EVM tampering: AAP MLA Saurabh Bharadwaj demonstrates in Delhi Assembly how votes can be rigged
New Delhi, May 9: Saurabh Bharadwaj, the Aam Aadmi Party MLA from Greater Kailash, on Tuesday claimed in the Delhi Assembly that EVMs can be tampered with using a certain secret code which any voter in the know can insert in the machine. Bhardwaj said that each party has a code and when that code is keyed into the machine all votes registered on the machine will go to the party the machine has been rigged for.
Bharadwaj, who was a software engineer before he joined politics, claimed the EVM machines can be tampered with easily, and demonstrated on a mock machine. Saurabh Bhardwaj said, “All it takes to rig EVM is changing the motherboard. If polls continue to be done through these, there will be no democracy.”

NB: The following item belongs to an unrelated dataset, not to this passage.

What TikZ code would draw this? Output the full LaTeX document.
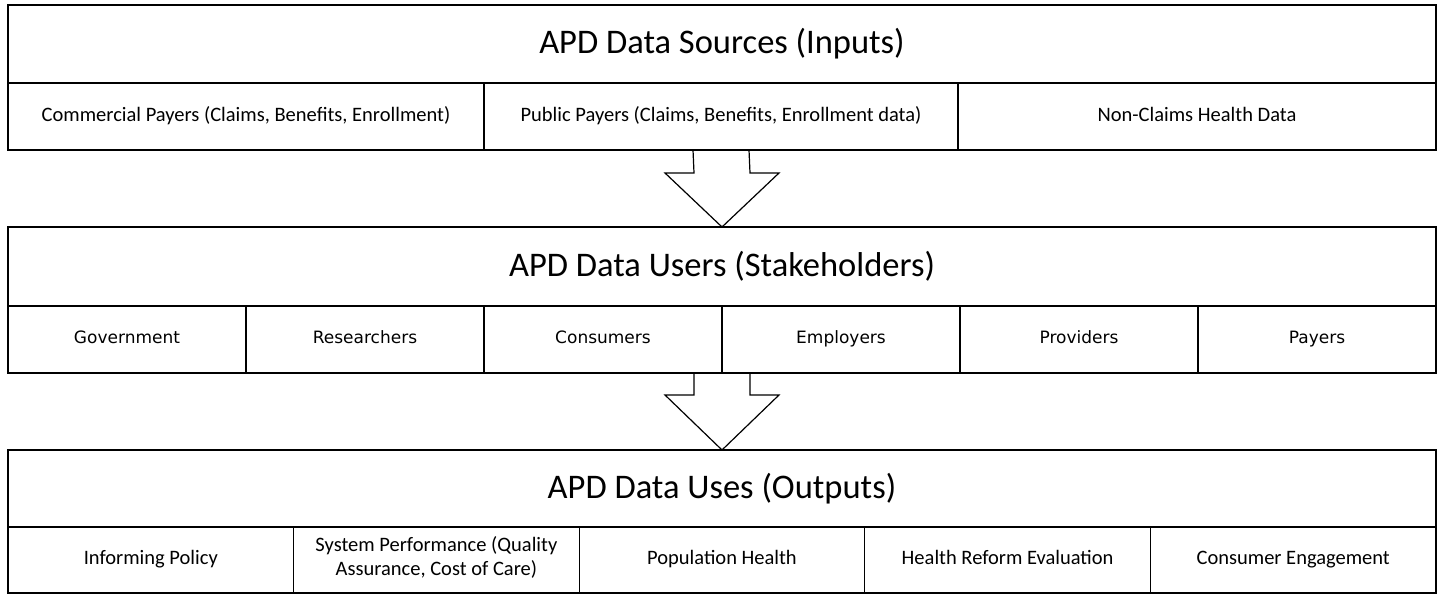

Giving a step-by-step demonstration of the how the tampering is allegedly done, he said there are different codes to make anyone on the panel win, based on their position in the panel. After the BJP swept the polls in UP, opposition parties — the BSP, Congress, AAP, SP and CPM — claimed that the machines were tampered with.
Bhardwaj demonstrated that the vote tally is absolutely different from actual votes cast. He resets the machine with the code and demonstrates that the same EVM, which passed the mock test, could be manipulated during polls.
He said he spent 10 years working in this field and challenged any scientist to explain it to him.
AAP MLA Saurabh Bharadwaj
Bharadwaj, 34, was a software engineer till he went to Jantar Mantar in New Delhi in August 2011 to applaud the fact of anti-corruption activist Kisan Baburao ‘Anna’ Hazare. Kejriwal was on the stage.
For Saurabh, what was meant to be a weekend outing with friends turned into serendipity. He got involved.
The story of how an ordinary man like Bharadwaj became a legislator elected from one of South Delhi’s most posh constituencies — in GK, where real estate prices are more expensive than in Manhattan — is a metaphor for a country where there is something inherently good despite lots of things going horribly wrong.
Bharadwaj’s story is about Indians, of all classes and castes, who crave for a corruption-free country where the honest can live decently.
The people of Delhi voted for hope, not cold logic.
It was an act of mass civil disobedience — of snubbing their old favourites like the Congress and the BJP, and instead lending a shoulder to Kejriwal as he pushed against the ‘system’.
It’s not important where the AAP stands in India’s political spectrum, or whether it is strong enough to withstand the next crucial stage.
In just one election, it has demolished the egos of the mainstream political parties.
Even if the AAP falters later, Delhi’s voters have given India hope for 2014.